Give the listing again exactly, omitting its images.

## Collected material
◆ ◆ ◆

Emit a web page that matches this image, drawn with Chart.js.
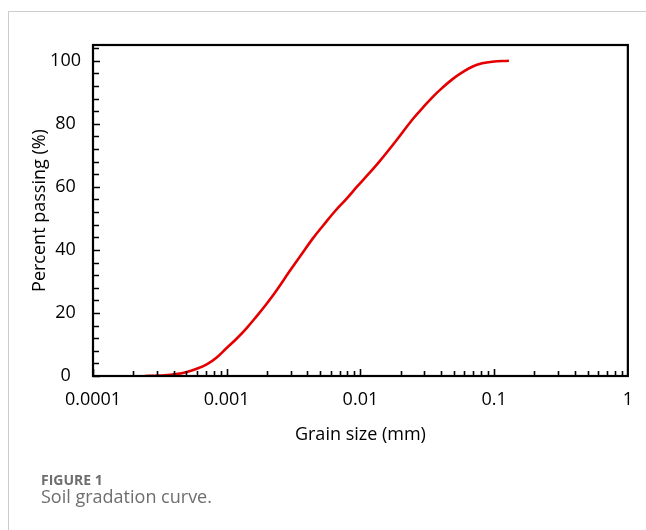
<!DOCTYPE html>
<html>
<head>
<meta charset="utf-8">
<script src="https://cdn.jsdelivr.net/npm/chart.js@4"></script>
<style>
  html, body { margin: 0; padding: 0; background: #fff; }
  body { width: 646px; height: 530px; position: relative; overflow: hidden; }
  #frame { position: absolute; left: 8px; top: 11px; width: 640px; height: 530px;
           border-top: 1.5px solid #cccccc; border-left: 1.5px solid #cccccc; }
  #chart { position: absolute; left: 0; top: 0; }
  .cap { position: absolute; left: 41px; font-family: "Open Sans", sans-serif; color: #6e6e6e; white-space: nowrap; }
  #fig { top: 470px; font-size: 14px; font-weight: 700; line-height: 20px; }
  #desc { top: 483px; font-size: 18px; line-height: 26px; }
</style>
</head>
<body>
<div id="frame"></div>
<canvas id="chart" width="646" height="530"></canvas>
<div class="cap" id="fig">FIGURE 1</div>
<div class="cap" id="desc">Soil gradation curve.</div>
<script>
/*global Chart*/

// grain size (mm) and percent passing
const grainSize = [0.000244, 0.00029, 0.000345, 0.000416, 0.000503, 0.000597, 0.000709,
  0.000842, 0.001, 0.00119, 0.00141, 0.00167, 0.00199, 0.0024, 0.00295, 0.00363,
  0.00438, 0.0053, 0.0064, 0.00786, 0.0095, 0.0115, 0.0139, 0.0183, 0.0244, 0.029,
  0.0345, 0.0409, 0.0486, 0.0577, 0.0685, 0.0814, 0.0966, 0.129];
const percentPassing = [0, 0.1, 0.2, 0.6, 1.3, 2.3, 3.7,
  5.9, 8.9, 11.9, 15.2, 18.9, 22.9, 27.6, 33.2, 38.6,
  43.5, 47.9, 52.1, 56.2, 60.2, 64.1, 68.1, 74.4, 81.3, 84.9,
  88.4, 91.4, 94.1, 96.3, 98.1, 99.2, 99.7, 100];

const xTickValues = [0.0001, 0.001, 0.01, 0.1, 1];
const xTickLabels = ["0.0001", "0.001", "0.01", "0.1", "1"];
const yTickValues = [0, 20, 40, 60, 80, 100];

const labelFont = { family: "'Open Sans', sans-serif", size: 18 };

// box round the plot plus inward tick marks (the library only draws outward ones)
const frameAndTicks = {
  id: "frameAndTicks",
  afterDatasetsDraw(chart) {
    const { ctx, chartArea: a } = chart;
    const xs = chart.scales.x;
    const ys = chart.scales.y;
    ctx.save();
    ctx.strokeStyle = "#000";
    ctx.lineWidth = 1.6;
    ctx.beginPath();
    for (let v = 0; v <= 104; v += 4) {
      const py = Math.round(ys.getPixelForValue(v)) + 0.5;
      const len = v % 20 === 0 ? 7 : 6;
      ctx.moveTo(a.left, py);
      ctx.lineTo(a.left + len, py);
    }
    for (let k = -4; k < 0; k++) {
      for (let m = 1; m <= 9; m++) {
        const px = Math.round(xs.getPixelForValue(m * Math.pow(10, k))) + 0.5;
        const len = m === 1 ? 7 : 5;
        ctx.moveTo(px, a.bottom);
        ctx.lineTo(px, a.bottom - len);
      }
    }
    ctx.stroke();
    ctx.lineWidth = 2.2;
    ctx.strokeRect(a.left, a.top, a.right - a.left, a.bottom - a.top);
    ctx.restore();
  },
};

const ctx = document.getElementById("chart").getContext("2d");

new Chart(ctx, {
  type: "line",
  plugins: [frameAndTicks],
  data: {
    datasets: [
      {
        data: grainSize.map((g, i) => ({ x: g, y: percentPassing[i] })),
        borderColor: "rgb(228,0,0)",
        borderWidth: 2.6,
        pointRadius: 0,
        tension: 0.4,
        fill: false,
      },
    ],
  },
  options: {
    responsive: false,
    animation: false,
    layout: {
      padding: { left: 0, top: 45, right: 17, bottom: 74 },
    },
    scales: {
      x: {
        type: "logarithmic",
        position: "bottom",
        min: 0.0001,
        max: 1,
        afterBuildTicks: (scale) => {
          scale.ticks = xTickValues.map((v) => ({ value: v, major: true }));
        },
        afterFit: (scale) => {
          scale.height = 80;
        },
        grid: { display: false, drawTicks: false },
        border: { display: false },
        ticks: {
          autoSkip: false,
          maxRotation: 0,
          padding: 13,
          color: "#000",
          font: labelFont,
          callback: (v, i) => xTickLabels[i],
        },
        title: {
          display: true,
          text: "Grain size (mm)",
          color: "#000",
          font: labelFont,
          padding: { top: 0, bottom: 10 },
        },
      },
      y: {
        type: "linear",
        min: 0,
        max: 105,
        afterBuildTicks: (scale) => {
          scale.ticks = yTickValues.map((v) => ({ value: v }));
        },
        afterFit: (scale) => {
          scale.width = 93;
        },
        grid: { display: false, drawTicks: false },
        border: { display: false },
        ticks: {
          crossAlign: "center",
          padding: 12,
          color: "#000",
          font: labelFont,
        },
        title: {
          display: true,
          text: "Percent passing (%)",
          color: "#000",
          font: labelFont,
          padding: { top: 29, bottom: 0 },
        },
      },
    },
    plugins: {
      legend: { display: false },
      tooltip: { enabled: false },
    },
  },
});
</script>
</body>
</html>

◆ ◆ ◆

## Full answer
Emit a web page that matches this image, drawn with Chart.js.
<!DOCTYPE html>
<html>
<head>
<meta charset="utf-8">
<script src="https://cdn.jsdelivr.net/npm/chart.js@4"></script>
<style>
  html, body { margin: 0; padding: 0; background: #fff; }
  body { width: 646px; height: 530px; position: relative; overflow: hidden; }
  #frame { position: absolute; left: 8px; top: 11px; width: 640px; height: 530px;
           border-top: 1.5px solid #cccccc; border-left: 1.5px solid #cccccc; }
  #chart { position: absolute; left: 0; top: 0; }
  .cap { position: absolute; left: 41px; font-family: "Open Sans", sans-serif; color: #6e6e6e; white-space: nowrap; }
  #fig { top: 470px; font-size: 14px; font-weight: 700; line-height: 20px; }
  #desc { top: 483px; font-size: 18px; line-height: 26px; }
</style>
</head>
<body>
<div id="frame"></div>
<canvas id="chart" width="646" height="530"></canvas>
<div class="cap" id="fig">FIGURE 1</div>
<div class="cap" id="desc">Soil gradation curve.</div>
<script>
/*global Chart*/

// grain size (mm) and percent passing
const grainSize = [0.000244, 0.00029, 0.000345, 0.000416, 0.000503, 0.000597, 0.000709,
  0.000842, 0.001, 0.00119, 0.00141, 0.00167, 0.00199, 0.0024, 0.00295, 0.00363,
  0.00438, 0.0053, 0.0064, 0.00786, 0.0095, 0.0115, 0.0139, 0.0183, 0.0244, 0.029,
  0.0345, 0.0409, 0.0486, 0.0577, 0.0685, 0.0814, 0.0966, 0.129];
const percentPassing = [0, 0.1, 0.2, 0.6, 1.3, 2.3, 3.7,
  5.9, 8.9, 11.9, 15.2, 18.9, 22.9, 27.6, 33.2, 38.6,
  43.5, 47.9, 52.1, 56.2, 60.2, 64.1, 68.1, 74.4, 81.3, 84.9,
  88.4, 91.4, 94.1, 96.3, 98.1, 99.2, 99.7, 100];

const xTickValues = [0.0001, 0.001, 0.01, 0.1, 1];
const xTickLabels = ["0.0001", "0.001", "0.01", "0.1", "1"];
const yTickValues = [0, 20, 40, 60, 80, 100];

const labelFont = { family: "'Open Sans', sans-serif", size: 18 };

// box round the plot plus inward tick marks (the library only draws outward ones)
const frameAndTicks = {
  id: "frameAndTicks",
  afterDatasetsDraw(chart) {
    const { ctx, chartArea: a } = chart;
    const xs = chart.scales.x;
    const ys = chart.scales.y;
    ctx.save();
    ctx.strokeStyle = "#000";
    ctx.lineWidth = 1.6;
    ctx.beginPath();
    for (let v = 0; v <= 104; v += 4) {
      const py = Math.round(ys.getPixelForValue(v)) + 0.5;
      const len = v % 20 === 0 ? 7 : 6;
      ctx.moveTo(a.left, py);
      ctx.lineTo(a.left + len, py);
    }
    for (let k = -4; k < 0; k++) {
      for (let m = 1; m <= 9; m++) {
        const px = Math.round(xs.getPixelForValue(m * Math.pow(10, k))) + 0.5;
        const len = m === 1 ? 7 : 5;
        ctx.moveTo(px, a.bottom);
        ctx.lineTo(px, a.bottom - len);
      }
    }
    ctx.stroke();
    ctx.lineWidth = 2.2;
    ctx.strokeRect(a.left, a.top, a.right - a.left, a.bottom - a.top);
    ctx.restore();
  },
};

const ctx = document.getElementById("chart").getContext("2d");

new Chart(ctx, {
  type: "line",
  plugins: [frameAndTicks],
  data: {
    datasets: [
      {
        data: grainSize.map((g, i) => ({ x: g, y: percentPassing[i] })),
        borderColor: "rgb(228,0,0)",
        borderWidth: 2.6,
        pointRadius: 0,
        tension: 0.4,
        fill: false,
      },
    ],
  },
  options: {
    responsive: false,
    animation: false,
    layout: {
      padding: { left: 0, top: 45, right: 17, bottom: 74 },
    },
    scales: {
      x: {
        type: "logarithmic",
        position: "bottom",
        min: 0.0001,
        max: 1,
        afterBuildTicks: (scale) => {
          scale.ticks = xTickValues.map((v) => ({ value: v, major: true }));
        },
        afterFit: (scale) => {
          scale.height = 80;
        },
        grid: { display: false, drawTicks: false },
        border: { display: false },
        ticks: {
          autoSkip: false,
          maxRotation: 0,
          padding: 13,
          color: "#000",
          font: labelFont,
          callback: (v, i) => xTickLabels[i],
        },
        title: {
          display: true,
          text: "Grain size (mm)",
          color: "#000",
          font: labelFont,
          padding: { top: 0, bottom: 10 },
        },
      },
      y: {
        type: "linear",
        min: 0,
        max: 105,
        afterBuildTicks: (scale) => {
          scale.ticks = yTickValues.map((v) => ({ value: v }));
        },
        afterFit: (scale) => {
          scale.width = 93;
        },
        grid: { display: false, drawTicks: false },
        border: { display: false },
        ticks: {
          crossAlign: "center",
          padding: 12,
          color: "#000",
          font: labelFont,
        },
        title: {
          display: true,
          text: "Percent passing (%)",
          color: "#000",
          font: labelFont,
          padding: { top: 29, bottom: 0 },
        },
      },
    },
    plugins: {
      legend: { display: false },
      tooltip: { enabled: false },
    },
  },
});
</script>
</body>
</html>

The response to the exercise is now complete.